Cornejo, who was working in auto pricing and risk management at the time, started renting bikes from brick-and-mortar stores at $200 a day, desperate for the adrenaline rush — “Motorcycles are like a roller coaster that you can control,” he explained — but astounded by the high price. He realized motorcycle rentals could — and should — head in a more inclusive direction. In 2018, he launched Riders Share, a peer-to-peer motorcycle rental platform that aims to bring underutilized bikes to the people.
“Motorcycles get one fourth of the usage that a car gets, we use them for fun on the weekends,” Cornejo said. “So to me, it doesn’t make sense that people are buying motorcycles and we’re building more motorcycles when we have inventory out there.”
On Thursday, Cornejo announced that his Austin startup raised $2 million in Series A funding, led by LiveOak Venture Partners. He plans to spend the cash on new tech features for the site.
Riders Share plans to build its first mobile app, potentially expand its inventory to include off-road vehicles and incorporate motorcycle tours into the platform. Ultimately, Cornejo said he aims to model Riders Share after other sharing economy startups like Outdoorsy, an Austin-based RV rental platform.
“One of the advantages of being fairly new is that we are using tech stacks that allow us to code faster, and we don’t need to reinvent the wheel,” Cornejo said. “We don’t need to A/B test this and that, we know what works and what doesn’t.”
When Riders Share initially launched, Cornejo said the company lost money with every transaction, since the price to insure the hogs ran so high. Last year, Cornejo launched his own insurance company, which relies on machine learning to identify the cost of insuring individual rentals. Riders Share’s AI system pulls data from the more than 10,000 sales the company has processed, like motorcycle characteristics, how far in advance a customer books and users’ phone history, to determine an individual’s likelihood of crashing the bike. Riders Share also partners with Lloyd’s of London insurance company to offer certified liability coverage to users.

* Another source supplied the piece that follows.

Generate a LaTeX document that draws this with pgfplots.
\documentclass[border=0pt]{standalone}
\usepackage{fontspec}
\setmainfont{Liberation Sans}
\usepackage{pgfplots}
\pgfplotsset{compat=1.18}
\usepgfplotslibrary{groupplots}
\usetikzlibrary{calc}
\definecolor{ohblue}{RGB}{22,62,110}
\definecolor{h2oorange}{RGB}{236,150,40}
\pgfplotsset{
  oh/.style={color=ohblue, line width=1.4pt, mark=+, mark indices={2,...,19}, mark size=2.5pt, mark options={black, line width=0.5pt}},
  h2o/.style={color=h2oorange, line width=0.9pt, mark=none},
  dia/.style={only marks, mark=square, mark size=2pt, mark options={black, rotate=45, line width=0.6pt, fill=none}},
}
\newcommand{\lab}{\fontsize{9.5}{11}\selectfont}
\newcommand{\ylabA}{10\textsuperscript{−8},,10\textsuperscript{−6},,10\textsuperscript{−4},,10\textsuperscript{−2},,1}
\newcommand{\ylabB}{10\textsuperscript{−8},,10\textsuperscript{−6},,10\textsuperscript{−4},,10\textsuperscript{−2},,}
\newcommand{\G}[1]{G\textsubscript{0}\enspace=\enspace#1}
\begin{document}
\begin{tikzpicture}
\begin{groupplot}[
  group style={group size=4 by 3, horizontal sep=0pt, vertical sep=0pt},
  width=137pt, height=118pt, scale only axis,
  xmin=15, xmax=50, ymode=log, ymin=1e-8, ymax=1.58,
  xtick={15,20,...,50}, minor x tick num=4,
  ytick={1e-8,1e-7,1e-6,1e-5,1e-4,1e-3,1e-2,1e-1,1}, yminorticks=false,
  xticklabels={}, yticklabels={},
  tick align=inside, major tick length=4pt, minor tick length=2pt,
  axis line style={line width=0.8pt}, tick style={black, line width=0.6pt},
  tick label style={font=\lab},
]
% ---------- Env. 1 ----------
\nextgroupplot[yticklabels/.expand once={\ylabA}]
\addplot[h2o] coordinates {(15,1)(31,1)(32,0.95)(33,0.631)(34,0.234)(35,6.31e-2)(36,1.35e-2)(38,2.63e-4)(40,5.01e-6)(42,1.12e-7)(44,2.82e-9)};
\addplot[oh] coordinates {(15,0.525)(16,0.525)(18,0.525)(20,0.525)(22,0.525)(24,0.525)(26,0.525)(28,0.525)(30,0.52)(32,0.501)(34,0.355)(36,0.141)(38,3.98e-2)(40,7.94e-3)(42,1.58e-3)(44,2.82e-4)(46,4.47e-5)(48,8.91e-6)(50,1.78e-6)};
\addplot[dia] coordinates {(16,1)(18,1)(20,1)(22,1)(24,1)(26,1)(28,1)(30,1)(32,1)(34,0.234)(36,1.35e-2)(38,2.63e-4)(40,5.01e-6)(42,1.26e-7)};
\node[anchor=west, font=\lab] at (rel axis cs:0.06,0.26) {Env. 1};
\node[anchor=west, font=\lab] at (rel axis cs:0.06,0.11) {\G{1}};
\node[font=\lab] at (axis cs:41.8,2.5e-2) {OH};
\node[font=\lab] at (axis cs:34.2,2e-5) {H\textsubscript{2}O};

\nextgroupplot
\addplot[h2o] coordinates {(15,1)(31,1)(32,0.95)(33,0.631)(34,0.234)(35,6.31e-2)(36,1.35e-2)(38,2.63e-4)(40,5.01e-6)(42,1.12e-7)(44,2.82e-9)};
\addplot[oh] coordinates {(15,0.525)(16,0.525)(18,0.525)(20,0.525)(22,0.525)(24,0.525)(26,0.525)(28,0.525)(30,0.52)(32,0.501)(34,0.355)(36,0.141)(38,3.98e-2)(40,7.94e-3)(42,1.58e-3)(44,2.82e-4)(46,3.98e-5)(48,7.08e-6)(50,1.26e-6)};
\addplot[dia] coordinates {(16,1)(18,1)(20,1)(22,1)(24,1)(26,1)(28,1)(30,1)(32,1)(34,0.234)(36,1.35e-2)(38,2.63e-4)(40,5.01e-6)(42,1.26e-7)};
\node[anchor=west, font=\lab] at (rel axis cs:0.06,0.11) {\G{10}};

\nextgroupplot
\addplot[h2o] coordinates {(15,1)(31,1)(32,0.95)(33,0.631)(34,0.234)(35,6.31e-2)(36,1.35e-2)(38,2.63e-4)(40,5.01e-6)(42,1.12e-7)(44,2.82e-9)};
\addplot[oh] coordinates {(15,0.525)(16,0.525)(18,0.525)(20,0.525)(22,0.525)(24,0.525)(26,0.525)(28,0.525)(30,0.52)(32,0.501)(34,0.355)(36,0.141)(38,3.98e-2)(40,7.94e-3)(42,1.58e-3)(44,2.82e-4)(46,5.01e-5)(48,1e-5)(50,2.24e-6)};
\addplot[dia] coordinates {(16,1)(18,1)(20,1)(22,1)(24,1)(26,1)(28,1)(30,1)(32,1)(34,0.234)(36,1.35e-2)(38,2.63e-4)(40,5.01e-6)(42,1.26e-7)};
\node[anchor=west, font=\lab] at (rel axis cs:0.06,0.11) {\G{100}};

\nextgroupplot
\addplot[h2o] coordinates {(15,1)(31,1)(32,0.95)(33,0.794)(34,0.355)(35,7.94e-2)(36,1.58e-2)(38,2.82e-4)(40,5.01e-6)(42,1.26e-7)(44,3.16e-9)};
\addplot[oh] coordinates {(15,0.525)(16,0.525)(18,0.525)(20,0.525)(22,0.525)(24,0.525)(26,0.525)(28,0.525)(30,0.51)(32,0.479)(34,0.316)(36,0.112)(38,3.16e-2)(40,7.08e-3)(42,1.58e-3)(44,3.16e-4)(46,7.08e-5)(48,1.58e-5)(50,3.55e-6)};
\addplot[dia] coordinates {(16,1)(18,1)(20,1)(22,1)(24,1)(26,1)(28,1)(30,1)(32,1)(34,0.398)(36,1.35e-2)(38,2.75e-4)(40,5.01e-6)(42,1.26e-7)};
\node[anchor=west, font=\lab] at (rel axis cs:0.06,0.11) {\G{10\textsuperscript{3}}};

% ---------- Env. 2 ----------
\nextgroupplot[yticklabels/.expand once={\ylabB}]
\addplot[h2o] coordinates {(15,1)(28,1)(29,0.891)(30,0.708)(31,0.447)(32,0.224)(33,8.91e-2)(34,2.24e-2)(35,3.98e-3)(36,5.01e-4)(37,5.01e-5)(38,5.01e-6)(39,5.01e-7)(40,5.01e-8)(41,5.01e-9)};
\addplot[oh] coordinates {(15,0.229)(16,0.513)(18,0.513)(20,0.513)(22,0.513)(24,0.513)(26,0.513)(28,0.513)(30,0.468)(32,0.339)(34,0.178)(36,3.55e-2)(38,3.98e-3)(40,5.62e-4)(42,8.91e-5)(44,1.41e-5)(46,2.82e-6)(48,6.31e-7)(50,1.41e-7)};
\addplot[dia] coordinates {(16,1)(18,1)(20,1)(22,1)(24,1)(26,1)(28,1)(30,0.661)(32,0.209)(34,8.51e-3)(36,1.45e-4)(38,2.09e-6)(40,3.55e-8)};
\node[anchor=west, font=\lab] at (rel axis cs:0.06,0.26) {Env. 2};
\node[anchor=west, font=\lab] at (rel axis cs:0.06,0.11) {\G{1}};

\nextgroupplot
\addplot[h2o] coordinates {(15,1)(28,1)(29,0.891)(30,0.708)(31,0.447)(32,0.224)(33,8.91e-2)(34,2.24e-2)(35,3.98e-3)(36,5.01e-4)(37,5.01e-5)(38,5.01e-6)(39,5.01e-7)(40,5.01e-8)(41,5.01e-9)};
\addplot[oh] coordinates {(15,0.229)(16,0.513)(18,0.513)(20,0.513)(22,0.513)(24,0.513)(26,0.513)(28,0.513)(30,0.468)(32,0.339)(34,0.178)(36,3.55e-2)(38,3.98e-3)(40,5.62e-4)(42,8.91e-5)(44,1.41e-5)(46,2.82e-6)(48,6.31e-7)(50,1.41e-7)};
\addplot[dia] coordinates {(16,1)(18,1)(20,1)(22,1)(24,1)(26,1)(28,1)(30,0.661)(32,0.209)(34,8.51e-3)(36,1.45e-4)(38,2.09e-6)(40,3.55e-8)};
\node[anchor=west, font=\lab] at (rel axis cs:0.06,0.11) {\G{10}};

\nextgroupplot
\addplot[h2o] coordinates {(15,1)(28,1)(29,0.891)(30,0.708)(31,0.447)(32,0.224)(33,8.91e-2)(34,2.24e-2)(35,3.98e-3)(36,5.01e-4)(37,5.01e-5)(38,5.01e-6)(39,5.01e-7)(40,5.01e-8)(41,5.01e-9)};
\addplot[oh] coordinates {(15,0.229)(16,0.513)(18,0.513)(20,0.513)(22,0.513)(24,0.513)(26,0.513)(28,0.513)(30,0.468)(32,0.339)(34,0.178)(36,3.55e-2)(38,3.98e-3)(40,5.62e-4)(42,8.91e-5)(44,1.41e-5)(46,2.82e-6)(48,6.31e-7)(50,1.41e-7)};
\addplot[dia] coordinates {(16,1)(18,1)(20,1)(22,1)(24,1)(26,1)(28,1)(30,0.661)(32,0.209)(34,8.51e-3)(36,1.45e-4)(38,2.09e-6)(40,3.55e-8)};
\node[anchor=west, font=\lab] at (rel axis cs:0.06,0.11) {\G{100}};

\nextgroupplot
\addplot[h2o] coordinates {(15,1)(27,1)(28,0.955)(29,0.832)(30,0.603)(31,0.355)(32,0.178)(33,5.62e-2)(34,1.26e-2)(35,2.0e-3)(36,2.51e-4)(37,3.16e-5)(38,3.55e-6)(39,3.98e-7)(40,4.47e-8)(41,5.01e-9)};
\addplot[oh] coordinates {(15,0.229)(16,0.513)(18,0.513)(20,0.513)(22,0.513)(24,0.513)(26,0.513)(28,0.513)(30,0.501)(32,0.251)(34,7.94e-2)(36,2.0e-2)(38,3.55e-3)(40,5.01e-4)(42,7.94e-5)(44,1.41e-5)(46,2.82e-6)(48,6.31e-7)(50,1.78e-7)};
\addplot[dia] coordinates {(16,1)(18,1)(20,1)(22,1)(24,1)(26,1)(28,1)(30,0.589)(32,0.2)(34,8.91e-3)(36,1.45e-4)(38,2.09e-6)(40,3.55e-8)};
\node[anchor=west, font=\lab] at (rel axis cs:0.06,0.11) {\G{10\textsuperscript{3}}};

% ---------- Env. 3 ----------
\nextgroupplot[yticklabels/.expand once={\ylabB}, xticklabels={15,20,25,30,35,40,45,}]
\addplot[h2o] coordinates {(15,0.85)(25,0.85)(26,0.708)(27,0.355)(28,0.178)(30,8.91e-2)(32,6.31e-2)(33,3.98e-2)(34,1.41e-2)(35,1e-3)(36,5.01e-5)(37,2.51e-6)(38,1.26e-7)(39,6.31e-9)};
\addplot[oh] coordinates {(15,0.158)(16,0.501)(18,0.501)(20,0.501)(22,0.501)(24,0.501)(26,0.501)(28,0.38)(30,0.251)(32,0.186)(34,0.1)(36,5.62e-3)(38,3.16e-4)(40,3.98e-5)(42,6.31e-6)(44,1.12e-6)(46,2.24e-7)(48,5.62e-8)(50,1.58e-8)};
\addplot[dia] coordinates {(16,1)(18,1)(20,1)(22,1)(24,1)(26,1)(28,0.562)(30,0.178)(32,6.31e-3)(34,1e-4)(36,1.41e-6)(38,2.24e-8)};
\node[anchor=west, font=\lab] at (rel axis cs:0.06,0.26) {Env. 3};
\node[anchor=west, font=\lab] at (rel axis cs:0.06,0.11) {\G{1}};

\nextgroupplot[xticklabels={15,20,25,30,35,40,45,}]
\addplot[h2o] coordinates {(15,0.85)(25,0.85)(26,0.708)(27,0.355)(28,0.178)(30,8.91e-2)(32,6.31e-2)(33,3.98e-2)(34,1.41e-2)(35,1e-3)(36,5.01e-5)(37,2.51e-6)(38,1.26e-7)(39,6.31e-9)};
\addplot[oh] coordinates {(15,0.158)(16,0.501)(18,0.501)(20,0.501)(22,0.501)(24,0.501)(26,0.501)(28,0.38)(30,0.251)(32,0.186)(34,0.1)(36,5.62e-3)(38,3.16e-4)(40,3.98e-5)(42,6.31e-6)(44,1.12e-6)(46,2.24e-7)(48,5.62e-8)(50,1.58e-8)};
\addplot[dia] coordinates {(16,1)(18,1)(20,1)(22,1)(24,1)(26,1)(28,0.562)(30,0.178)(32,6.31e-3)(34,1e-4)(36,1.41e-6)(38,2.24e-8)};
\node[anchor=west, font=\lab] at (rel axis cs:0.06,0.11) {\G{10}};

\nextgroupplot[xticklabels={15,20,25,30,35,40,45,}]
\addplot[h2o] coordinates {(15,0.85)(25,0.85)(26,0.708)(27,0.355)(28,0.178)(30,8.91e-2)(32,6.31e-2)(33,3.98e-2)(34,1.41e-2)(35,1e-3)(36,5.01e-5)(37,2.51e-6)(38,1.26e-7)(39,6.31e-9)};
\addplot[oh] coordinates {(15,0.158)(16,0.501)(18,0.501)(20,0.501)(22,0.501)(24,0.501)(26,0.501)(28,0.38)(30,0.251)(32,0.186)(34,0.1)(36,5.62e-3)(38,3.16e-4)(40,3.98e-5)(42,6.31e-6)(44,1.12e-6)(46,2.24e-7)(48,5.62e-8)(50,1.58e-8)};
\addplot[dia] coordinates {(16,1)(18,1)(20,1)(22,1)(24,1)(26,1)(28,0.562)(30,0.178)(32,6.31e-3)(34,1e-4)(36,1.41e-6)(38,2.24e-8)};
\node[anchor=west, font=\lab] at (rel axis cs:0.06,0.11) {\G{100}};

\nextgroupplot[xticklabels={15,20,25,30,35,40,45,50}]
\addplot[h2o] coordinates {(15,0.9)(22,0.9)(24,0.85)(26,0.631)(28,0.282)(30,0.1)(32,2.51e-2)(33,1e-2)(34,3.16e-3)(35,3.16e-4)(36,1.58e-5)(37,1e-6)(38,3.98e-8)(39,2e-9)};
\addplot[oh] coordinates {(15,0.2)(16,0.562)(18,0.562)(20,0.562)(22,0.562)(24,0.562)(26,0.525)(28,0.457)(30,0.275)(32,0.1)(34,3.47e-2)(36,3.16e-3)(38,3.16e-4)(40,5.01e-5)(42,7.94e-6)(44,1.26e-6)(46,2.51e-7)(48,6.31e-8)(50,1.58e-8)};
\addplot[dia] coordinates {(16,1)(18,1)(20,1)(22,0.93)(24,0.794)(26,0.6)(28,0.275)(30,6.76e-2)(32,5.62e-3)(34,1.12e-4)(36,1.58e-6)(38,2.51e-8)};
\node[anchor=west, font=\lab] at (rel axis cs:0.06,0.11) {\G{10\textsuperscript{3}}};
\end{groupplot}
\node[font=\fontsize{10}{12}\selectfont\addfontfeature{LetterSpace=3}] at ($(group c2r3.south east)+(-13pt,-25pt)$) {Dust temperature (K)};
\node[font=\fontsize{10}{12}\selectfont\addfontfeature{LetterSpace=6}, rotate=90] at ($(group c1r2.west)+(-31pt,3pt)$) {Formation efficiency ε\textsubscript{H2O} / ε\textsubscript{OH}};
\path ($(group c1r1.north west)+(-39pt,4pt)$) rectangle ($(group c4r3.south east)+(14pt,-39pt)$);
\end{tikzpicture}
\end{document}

“Basically, we are taking the risk ourselves and we do that because it allows us to be more flexible with pricing,” Cornejo said.
In addition to new tech features, the eight-person company also plans to spend the cash on hiring a few customer service reps, since Cornejo has been answering customer queries since the start of the company and “it wears on you,” he said. In five years, he aims to launch Riders Share in Europe. Ultimately, he hopes to modernize how people engage with motorcycles.
“I think a lot of people cannot afford to engage in power sports, to rent an ATV for a weekend, in the current market,” Cornejo said. “There exists a way to make motorcycles more fun, more accessible, more inclusive, and we do it by targeting underutilized assets.”